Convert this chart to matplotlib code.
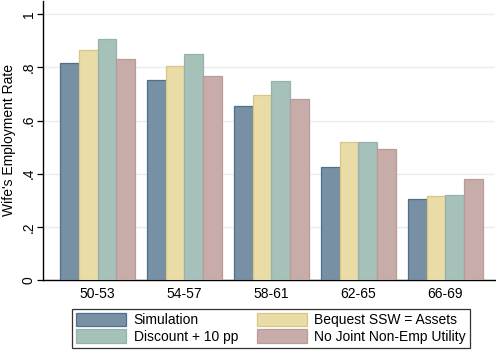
import matplotlib
matplotlib.use("Agg")
import matplotlib.pyplot as plt
import numpy as np

age_groups = ["50-53", "54-57", "58-61", "62-65", "66-69"]
simulation = [0.816, 0.752, 0.654, 0.424, 0.303]
bequest_ssw = [0.866, 0.804, 0.695, 0.518, 0.315]
discount_10pp = [0.907, 0.851, 0.749, 0.518, 0.319]
no_joint_util = [0.831, 0.768, 0.681, 0.493, 0.380]

series = [
    ("Simulation", simulation, "#7890A4", "#4F6F8A"),
    ("Bequest SSW = Assets", bequest_ssw, "#E9DCA6", "#D9C683"),
    ("Discount + 10 pp", discount_10pp, "#A6C0BA", "#96B2AB"),
    ("No Joint Non-Emp Utility", no_joint_util, "#C7ACA9", "#B99C99"),
]

plt.rcParams["font.family"] = ["Liberation Sans", "DejaVu Sans"]

fig = plt.figure(figsize=(4.96, 3.52), dpi=100)
ax = fig.add_axes([0.087, 0.205, 0.911, 0.792])

x = np.arange(len(age_groups))
w = 0.215
handles = {}
for i, (name, vals, fc, ec) in enumerate(series):
    bars = ax.bar(x + (i - 1.5) * w, vals, width=w, color=fc, edgecolor=ec,
                  linewidth=0.9, zorder=3, label=name)
    handles[name] = bars

ax.set_xlim(-0.625, 4.57)
ax.set_ylim(0, 1.05)
ax.set_yticks([0, 0.2, 0.4, 0.6, 0.8, 1.0])
ax.set_yticklabels(["0", ".2", ".4", ".6", ".8", "1"], rotation=90, va="center")
ax.set_xticks(x)
ax.set_xticklabels(age_groups)
ax.tick_params(axis="y", labelsize=10, length=4.5, width=0.9, pad=1)
ax.tick_params(axis="x", labelsize=10, length=0, pad=5)
ax.yaxis.grid(True, color="#E6EFF0", linewidth=1.0, zorder=0)
ax.set_axisbelow(True)
for s in ["top", "right"]:
    ax.spines[s].set_visible(False)
ax.spines["left"].set_linewidth(1.0)
ax.spines["bottom"].set_linewidth(1.0)
ax.set_ylabel("Wife's Employment Rate", fontsize=10)
ax.yaxis.set_label_coords(-0.06, 0.5)

order = ["Simulation", "Discount + 10 pp", "Bequest SSW = Assets", "No Joint Non-Emp Utility"]
leg = fig.legend([handles[n] for n in order], order, ncol=2,
                 bbox_to_anchor=(72 / 496, 1 - 348 / 352, 398 / 496, 43 / 352),
                 loc="lower left", mode="expand", fontsize=10, frameon=True,
                 fancybox=False, edgecolor="black", handlelength=3.6,
                 handleheight=1.1, handletextpad=0.55, borderpad=0.3,
                 labelspacing=0.15, columnspacing=1.0, borderaxespad=0)
leg.get_frame().set_linewidth(0.9)

fig.savefig("out.png", dpi=100)
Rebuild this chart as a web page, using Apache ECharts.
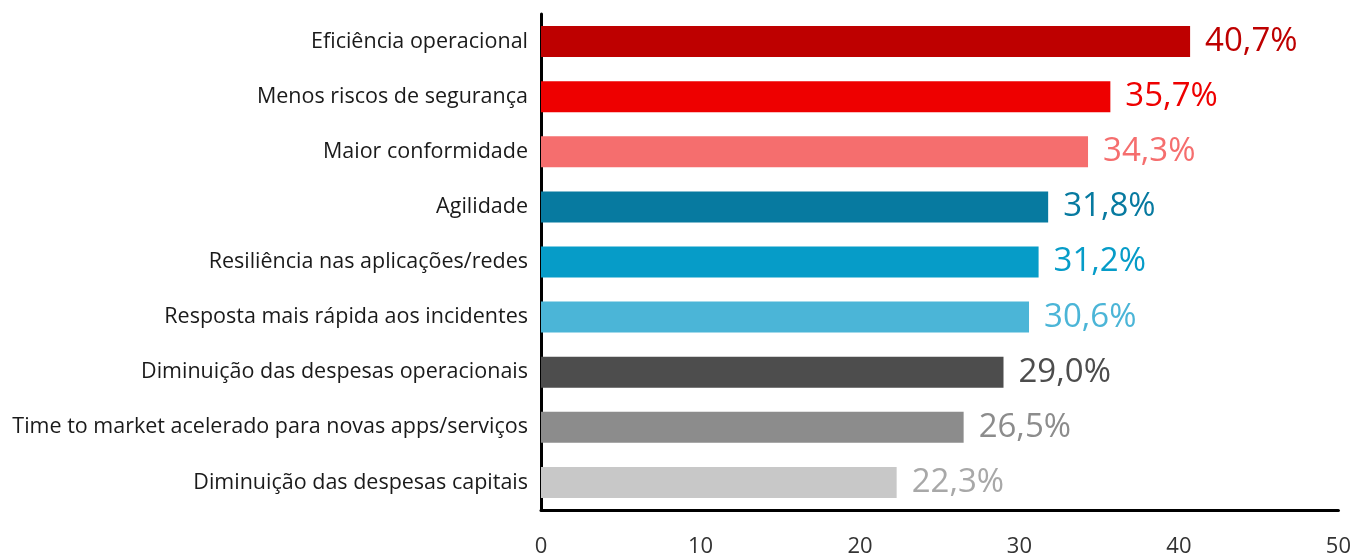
<!DOCTYPE html>
<html>
<head>
<meta charset="utf-8">
<script src="https://cdn.jsdelivr.net/npm/echarts@6/dist/echarts.min.js"></script>
<style>
    html, body { margin: 0; padding: 0; background: #fff; }
    #chart { width: 1354px; height: 558px; }
</style>
</head>
<body>
<div id="chart"></div>
<script>
// Data
var categories = [
    'Eficiência operacional',
    'Menos riscos de segurança',
    'Maior conformidade',
    'Agilidade',
    'Resiliência nas aplicações/redes',
    'Resposta mais rápida aos incidentes',
    'Diminuição das despesas operacionais',
    'Time to market acelerado para novas apps/serviços',
    'Diminuição das despesas capitais'
];
var values = [40.7, 35.7, 34.3, 31.8, 31.2, 30.6, 29.0, 26.5, 22.3];
var barColors = ['#BE0000', '#EE0000', '#F56E6E', '#077AA0', '#069CC8', '#4BB5D7', '#4D4D4D', '#8C8C8C', '#C8C8C8'];
var labelColors = ['#BE0000', '#EE0000', '#F56E6E', '#077AA0', '#069CC8', '#4BB5D7', '#4D4D4D', '#8C8C8C', '#A8A8A8'];
var xTicks = [0, 10, 20, 30, 40, 50];

var chart = echarts.init(document.getElementById('chart'));

chart.setOption({

    animation: false,

    // Global text styles
    textStyle: {
        fontFamily: '"Open Sans", Arial, sans-serif'
    },

    // Setup grid
    grid: {
        left: 541,
        right: 15,
        top: 14,
        bottom: 44,
        containLabel: false
    },

    // Horizontal axis
    xAxis: {
        type: 'value',
        min: xTicks[0],
        max: xTicks[xTicks.length - 1],
        interval: 10,
        axisLine: {
            show: true,
            lineStyle: { color: '#000', width: 3 }
        },
        axisTick: { show: false },
        splitLine: { show: false },
        axisLabel: {
            margin: 26,
            color: '#333',
            fontSize: 22,
            fontFamily: '"Open Sans", sans-serif'
        }
    },

    // Vertical axis
    yAxis: {
        type: 'category',
        inverse: true,
        data: categories,
        axisLine: {
            show: true,
            lineStyle: { color: '#000', width: 3 }
        },
        axisTick: { show: false },
        axisLabel: {
            margin: 13,
            color: '#1a1a1a',
            fontSize: 21.5,
            fontFamily: '"Open Sans", sans-serif'
        }
    },

    // Series
    series: [{
        type: 'bar',
        barWidth: 31,
        data: values.map(function (v, i) {
            return {
                value: v,
                itemStyle: { color: barColors[i] },
                label: { color: labelColors[i] }
            };
        }),
        label: {
            show: true,
            position: 'right',
            distance: 15,
            fontSize: 33,
            fontFamily: '"Open Sans", sans-serif',
            fontWeight: 'normal',
            formatter: function (p) {
                return p.value.toFixed(1).replace('.', ',') + '%';
            }
        }
    }]
});
</script>
</body>
</html>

================================

**Aim:** From the first line of the listing above, repeat every line through the one holding "no_joint_util = [0.831, 0.768, 0.681, 0.493, 0.380]". Both ends count, and pictures stay out.

**Output of the task:**
Convert this chart to matplotlib code.
import matplotlib
matplotlib.use("Agg")
import matplotlib.pyplot as plt
import numpy as np

age_groups = ["50-53", "54-57", "58-61", "62-65", "66-69"]
simulation = [0.816, 0.752, 0.654, 0.424, 0.303]
bequest_ssw = [0.866, 0.804, 0.695, 0.518, 0.315]
discount_10pp = [0.907, 0.851, 0.749, 0.518, 0.319]
no_joint_util = [0.831, 0.768, 0.681, 0.493, 0.380]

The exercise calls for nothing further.